--- START ---

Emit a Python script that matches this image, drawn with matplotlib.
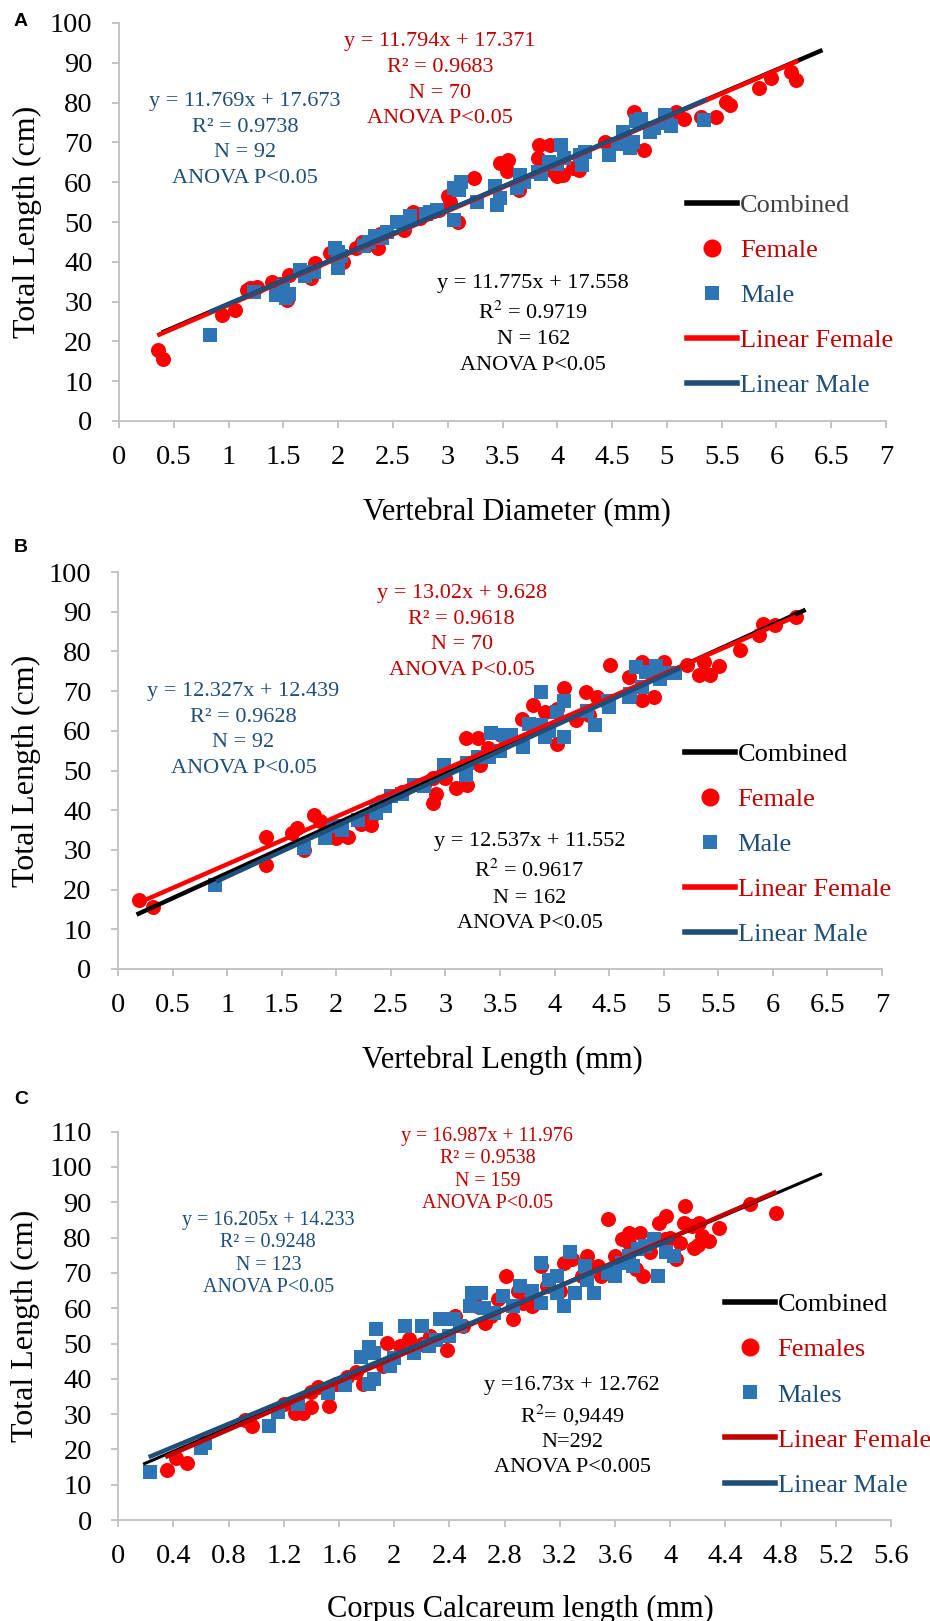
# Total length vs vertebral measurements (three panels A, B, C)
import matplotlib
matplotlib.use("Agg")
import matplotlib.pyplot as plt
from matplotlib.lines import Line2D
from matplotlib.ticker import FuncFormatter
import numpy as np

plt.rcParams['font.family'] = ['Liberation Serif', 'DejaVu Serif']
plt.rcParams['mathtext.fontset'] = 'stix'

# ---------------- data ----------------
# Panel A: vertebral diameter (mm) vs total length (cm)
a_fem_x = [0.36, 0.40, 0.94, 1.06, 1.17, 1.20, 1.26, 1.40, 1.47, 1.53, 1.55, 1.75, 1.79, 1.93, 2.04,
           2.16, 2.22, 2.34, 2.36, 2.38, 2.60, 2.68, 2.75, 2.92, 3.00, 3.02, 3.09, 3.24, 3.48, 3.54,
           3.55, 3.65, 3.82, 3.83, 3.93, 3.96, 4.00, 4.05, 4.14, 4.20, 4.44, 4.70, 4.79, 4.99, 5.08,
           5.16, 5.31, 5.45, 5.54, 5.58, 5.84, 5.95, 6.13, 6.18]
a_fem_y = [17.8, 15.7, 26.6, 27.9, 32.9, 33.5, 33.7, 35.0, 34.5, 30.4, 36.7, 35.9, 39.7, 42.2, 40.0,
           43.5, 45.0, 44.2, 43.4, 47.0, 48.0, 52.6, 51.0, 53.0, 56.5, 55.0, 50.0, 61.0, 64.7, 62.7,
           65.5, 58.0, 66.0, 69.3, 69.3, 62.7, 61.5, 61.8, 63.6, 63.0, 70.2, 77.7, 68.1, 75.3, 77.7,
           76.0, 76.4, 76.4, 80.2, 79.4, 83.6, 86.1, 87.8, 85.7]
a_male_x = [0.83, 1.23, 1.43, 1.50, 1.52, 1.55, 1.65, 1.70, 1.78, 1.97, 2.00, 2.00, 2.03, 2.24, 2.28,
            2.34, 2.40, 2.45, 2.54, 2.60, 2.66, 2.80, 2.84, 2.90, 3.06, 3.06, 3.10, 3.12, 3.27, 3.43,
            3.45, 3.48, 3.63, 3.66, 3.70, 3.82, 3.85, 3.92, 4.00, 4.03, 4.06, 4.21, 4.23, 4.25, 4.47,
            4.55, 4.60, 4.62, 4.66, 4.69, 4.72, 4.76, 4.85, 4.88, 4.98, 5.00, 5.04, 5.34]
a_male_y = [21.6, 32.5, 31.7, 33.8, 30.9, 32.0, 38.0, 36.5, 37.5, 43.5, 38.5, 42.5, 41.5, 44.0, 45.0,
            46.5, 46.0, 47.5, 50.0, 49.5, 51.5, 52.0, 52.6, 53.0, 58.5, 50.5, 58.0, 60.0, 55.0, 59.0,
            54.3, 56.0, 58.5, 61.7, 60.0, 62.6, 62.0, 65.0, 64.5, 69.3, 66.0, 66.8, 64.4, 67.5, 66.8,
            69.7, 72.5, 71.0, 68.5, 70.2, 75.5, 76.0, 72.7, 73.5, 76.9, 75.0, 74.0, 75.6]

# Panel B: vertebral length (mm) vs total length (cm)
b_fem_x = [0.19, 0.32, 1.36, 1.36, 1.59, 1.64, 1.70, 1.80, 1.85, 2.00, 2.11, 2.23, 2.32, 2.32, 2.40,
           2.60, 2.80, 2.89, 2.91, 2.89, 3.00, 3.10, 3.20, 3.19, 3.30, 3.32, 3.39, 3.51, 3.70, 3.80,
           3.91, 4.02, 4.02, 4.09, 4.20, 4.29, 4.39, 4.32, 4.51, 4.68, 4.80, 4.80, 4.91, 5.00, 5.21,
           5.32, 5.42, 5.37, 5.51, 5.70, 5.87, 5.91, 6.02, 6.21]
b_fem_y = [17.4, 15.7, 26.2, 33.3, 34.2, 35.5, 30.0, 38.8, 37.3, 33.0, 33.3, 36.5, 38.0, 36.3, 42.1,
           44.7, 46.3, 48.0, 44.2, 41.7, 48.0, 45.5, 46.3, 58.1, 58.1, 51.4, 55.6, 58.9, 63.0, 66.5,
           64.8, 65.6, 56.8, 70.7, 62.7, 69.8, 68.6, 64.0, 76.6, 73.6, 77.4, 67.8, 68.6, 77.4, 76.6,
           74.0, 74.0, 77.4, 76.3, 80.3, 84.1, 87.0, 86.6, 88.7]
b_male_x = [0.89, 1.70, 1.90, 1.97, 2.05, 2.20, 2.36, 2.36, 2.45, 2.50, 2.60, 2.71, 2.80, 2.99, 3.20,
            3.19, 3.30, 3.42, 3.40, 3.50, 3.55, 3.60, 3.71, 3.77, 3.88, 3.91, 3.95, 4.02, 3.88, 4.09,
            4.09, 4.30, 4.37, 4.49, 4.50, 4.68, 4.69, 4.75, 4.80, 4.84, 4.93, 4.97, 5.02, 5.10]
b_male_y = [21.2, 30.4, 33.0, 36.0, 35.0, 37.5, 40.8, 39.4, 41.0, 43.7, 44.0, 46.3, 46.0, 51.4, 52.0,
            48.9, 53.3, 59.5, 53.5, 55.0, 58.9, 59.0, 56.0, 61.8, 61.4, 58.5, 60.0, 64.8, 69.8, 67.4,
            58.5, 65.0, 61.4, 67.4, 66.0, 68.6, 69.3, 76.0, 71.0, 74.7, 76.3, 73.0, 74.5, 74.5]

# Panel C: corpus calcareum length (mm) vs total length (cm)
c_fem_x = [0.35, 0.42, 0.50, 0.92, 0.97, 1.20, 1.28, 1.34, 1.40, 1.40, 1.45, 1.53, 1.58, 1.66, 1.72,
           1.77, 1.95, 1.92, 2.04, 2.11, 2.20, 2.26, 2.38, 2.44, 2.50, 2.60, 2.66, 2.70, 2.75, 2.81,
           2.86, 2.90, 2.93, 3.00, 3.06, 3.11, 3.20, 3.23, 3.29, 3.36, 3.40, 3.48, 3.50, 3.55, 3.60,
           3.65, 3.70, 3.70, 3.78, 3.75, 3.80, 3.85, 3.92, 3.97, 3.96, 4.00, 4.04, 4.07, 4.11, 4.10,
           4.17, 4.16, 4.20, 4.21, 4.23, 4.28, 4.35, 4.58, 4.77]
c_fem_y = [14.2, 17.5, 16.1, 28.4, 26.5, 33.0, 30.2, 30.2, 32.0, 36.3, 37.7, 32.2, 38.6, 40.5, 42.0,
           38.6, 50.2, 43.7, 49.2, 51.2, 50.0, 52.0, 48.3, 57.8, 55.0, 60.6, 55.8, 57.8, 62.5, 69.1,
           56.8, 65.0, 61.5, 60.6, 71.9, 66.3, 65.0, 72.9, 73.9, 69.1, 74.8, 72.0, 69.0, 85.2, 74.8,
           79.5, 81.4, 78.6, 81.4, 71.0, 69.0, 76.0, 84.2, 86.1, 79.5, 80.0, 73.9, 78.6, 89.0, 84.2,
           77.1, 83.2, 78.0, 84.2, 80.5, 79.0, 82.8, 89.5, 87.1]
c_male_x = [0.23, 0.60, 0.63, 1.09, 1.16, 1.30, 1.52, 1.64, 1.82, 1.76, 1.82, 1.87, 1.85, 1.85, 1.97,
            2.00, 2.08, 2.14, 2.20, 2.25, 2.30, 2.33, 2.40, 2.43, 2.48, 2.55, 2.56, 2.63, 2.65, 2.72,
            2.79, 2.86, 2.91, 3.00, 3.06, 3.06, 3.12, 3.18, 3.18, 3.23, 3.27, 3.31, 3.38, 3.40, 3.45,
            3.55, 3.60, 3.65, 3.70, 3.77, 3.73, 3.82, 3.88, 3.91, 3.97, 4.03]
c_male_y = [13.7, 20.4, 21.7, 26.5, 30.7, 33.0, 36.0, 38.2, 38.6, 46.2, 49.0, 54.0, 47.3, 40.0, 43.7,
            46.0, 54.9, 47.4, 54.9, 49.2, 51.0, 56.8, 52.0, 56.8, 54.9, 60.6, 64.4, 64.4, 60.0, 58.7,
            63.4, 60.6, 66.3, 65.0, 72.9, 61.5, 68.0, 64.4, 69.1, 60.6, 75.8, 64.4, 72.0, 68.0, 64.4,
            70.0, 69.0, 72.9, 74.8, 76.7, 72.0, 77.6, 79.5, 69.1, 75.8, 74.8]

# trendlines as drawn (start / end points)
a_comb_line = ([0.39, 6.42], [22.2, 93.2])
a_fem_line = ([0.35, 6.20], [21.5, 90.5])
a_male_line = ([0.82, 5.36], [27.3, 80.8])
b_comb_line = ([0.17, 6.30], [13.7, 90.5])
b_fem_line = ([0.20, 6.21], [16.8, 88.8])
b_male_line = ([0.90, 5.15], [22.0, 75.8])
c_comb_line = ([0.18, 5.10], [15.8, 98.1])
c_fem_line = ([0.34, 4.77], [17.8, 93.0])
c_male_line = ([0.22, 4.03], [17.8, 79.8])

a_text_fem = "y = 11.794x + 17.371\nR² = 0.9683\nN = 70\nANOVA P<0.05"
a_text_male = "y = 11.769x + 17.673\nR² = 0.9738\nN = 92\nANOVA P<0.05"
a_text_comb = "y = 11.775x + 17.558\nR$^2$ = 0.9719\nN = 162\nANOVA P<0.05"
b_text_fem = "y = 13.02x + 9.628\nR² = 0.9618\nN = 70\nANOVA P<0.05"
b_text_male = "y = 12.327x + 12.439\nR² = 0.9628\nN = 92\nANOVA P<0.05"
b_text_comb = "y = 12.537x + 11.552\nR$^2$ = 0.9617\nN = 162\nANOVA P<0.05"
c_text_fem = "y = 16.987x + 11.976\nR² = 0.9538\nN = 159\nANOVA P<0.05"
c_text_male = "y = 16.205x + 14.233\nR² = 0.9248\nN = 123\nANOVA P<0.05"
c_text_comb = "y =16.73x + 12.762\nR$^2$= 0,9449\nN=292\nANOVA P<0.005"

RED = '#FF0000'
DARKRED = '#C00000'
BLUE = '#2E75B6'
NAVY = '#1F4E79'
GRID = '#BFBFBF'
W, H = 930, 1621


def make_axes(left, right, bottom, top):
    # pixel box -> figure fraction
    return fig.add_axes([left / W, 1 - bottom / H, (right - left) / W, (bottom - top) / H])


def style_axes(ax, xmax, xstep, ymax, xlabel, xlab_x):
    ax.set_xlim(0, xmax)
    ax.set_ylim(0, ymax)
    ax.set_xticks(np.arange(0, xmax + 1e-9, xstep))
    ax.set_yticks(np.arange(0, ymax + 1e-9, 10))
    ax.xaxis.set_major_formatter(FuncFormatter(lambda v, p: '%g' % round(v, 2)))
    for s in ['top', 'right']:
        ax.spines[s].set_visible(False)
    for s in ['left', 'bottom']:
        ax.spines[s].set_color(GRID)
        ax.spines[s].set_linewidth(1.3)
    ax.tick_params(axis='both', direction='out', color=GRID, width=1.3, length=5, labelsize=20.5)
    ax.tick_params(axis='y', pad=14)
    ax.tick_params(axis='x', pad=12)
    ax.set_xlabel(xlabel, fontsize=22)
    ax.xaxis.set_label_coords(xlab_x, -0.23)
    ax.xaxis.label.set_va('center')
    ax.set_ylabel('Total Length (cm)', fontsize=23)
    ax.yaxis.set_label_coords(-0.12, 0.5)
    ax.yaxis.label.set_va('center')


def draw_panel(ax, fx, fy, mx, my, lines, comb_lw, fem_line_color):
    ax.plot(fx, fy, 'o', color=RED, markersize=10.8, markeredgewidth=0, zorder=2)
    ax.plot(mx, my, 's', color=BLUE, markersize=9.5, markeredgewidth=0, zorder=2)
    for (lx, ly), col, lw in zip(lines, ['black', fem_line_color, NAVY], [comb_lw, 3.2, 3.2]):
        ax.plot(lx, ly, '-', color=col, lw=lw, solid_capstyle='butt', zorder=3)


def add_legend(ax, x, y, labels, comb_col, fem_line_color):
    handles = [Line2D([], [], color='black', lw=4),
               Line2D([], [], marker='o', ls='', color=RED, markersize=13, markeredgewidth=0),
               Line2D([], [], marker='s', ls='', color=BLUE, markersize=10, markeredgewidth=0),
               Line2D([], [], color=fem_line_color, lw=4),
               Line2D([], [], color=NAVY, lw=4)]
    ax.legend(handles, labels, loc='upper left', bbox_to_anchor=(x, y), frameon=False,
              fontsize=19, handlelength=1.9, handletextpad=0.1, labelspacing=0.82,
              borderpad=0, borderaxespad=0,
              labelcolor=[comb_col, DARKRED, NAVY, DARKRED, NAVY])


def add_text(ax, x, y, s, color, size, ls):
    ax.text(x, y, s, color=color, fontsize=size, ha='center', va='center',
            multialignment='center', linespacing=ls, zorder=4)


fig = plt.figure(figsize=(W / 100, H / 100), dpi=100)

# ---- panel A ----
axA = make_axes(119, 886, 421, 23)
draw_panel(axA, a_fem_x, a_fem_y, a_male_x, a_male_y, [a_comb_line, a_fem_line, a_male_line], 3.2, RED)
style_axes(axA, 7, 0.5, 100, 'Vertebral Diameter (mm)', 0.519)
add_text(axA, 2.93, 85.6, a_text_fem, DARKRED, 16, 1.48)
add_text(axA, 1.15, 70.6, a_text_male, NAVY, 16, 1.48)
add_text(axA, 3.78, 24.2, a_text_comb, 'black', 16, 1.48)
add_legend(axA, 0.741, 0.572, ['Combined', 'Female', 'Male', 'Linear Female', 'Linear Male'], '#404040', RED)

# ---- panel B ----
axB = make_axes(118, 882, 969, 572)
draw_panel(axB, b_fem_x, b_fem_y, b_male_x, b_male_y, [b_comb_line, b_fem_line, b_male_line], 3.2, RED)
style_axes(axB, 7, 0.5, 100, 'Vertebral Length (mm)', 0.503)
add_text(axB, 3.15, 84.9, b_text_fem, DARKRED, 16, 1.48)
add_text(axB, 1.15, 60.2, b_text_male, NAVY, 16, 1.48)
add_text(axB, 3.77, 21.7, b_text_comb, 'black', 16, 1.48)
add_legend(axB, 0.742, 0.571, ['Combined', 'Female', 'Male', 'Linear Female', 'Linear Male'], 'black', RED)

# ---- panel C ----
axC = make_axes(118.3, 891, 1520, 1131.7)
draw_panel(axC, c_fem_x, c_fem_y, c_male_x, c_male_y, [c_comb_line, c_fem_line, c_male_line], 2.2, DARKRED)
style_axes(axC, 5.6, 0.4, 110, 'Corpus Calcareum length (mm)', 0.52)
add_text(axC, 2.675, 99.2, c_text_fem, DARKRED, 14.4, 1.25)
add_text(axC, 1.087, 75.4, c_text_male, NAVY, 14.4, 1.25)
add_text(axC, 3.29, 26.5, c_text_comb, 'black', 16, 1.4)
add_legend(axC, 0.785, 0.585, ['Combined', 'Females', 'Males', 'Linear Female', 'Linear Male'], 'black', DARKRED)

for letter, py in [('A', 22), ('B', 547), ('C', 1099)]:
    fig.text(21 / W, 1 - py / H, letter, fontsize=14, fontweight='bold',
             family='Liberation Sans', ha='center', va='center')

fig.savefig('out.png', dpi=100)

--- END ---

▶ **WHAT IS ASKED**: Please quote the lines of the material, beginning with the first and ending with the one that contains "plt.rcParams['mathtext.fontset'] = 'stix'", exactly as written and without any pictures.

▶ **PROBLEM SOLUTION**:
Emit a Python script that matches this image, drawn with matplotlib.
# Total length vs vertebral measurements (three panels A, B, C)
import matplotlib
matplotlib.use("Agg")
import matplotlib.pyplot as plt
from matplotlib.lines import Line2D
from matplotlib.ticker import FuncFormatter
import numpy as np

plt.rcParams['font.family'] = ['Liberation Serif', 'DejaVu Serif']
plt.rcParams['mathtext.fontset'] = 'stix'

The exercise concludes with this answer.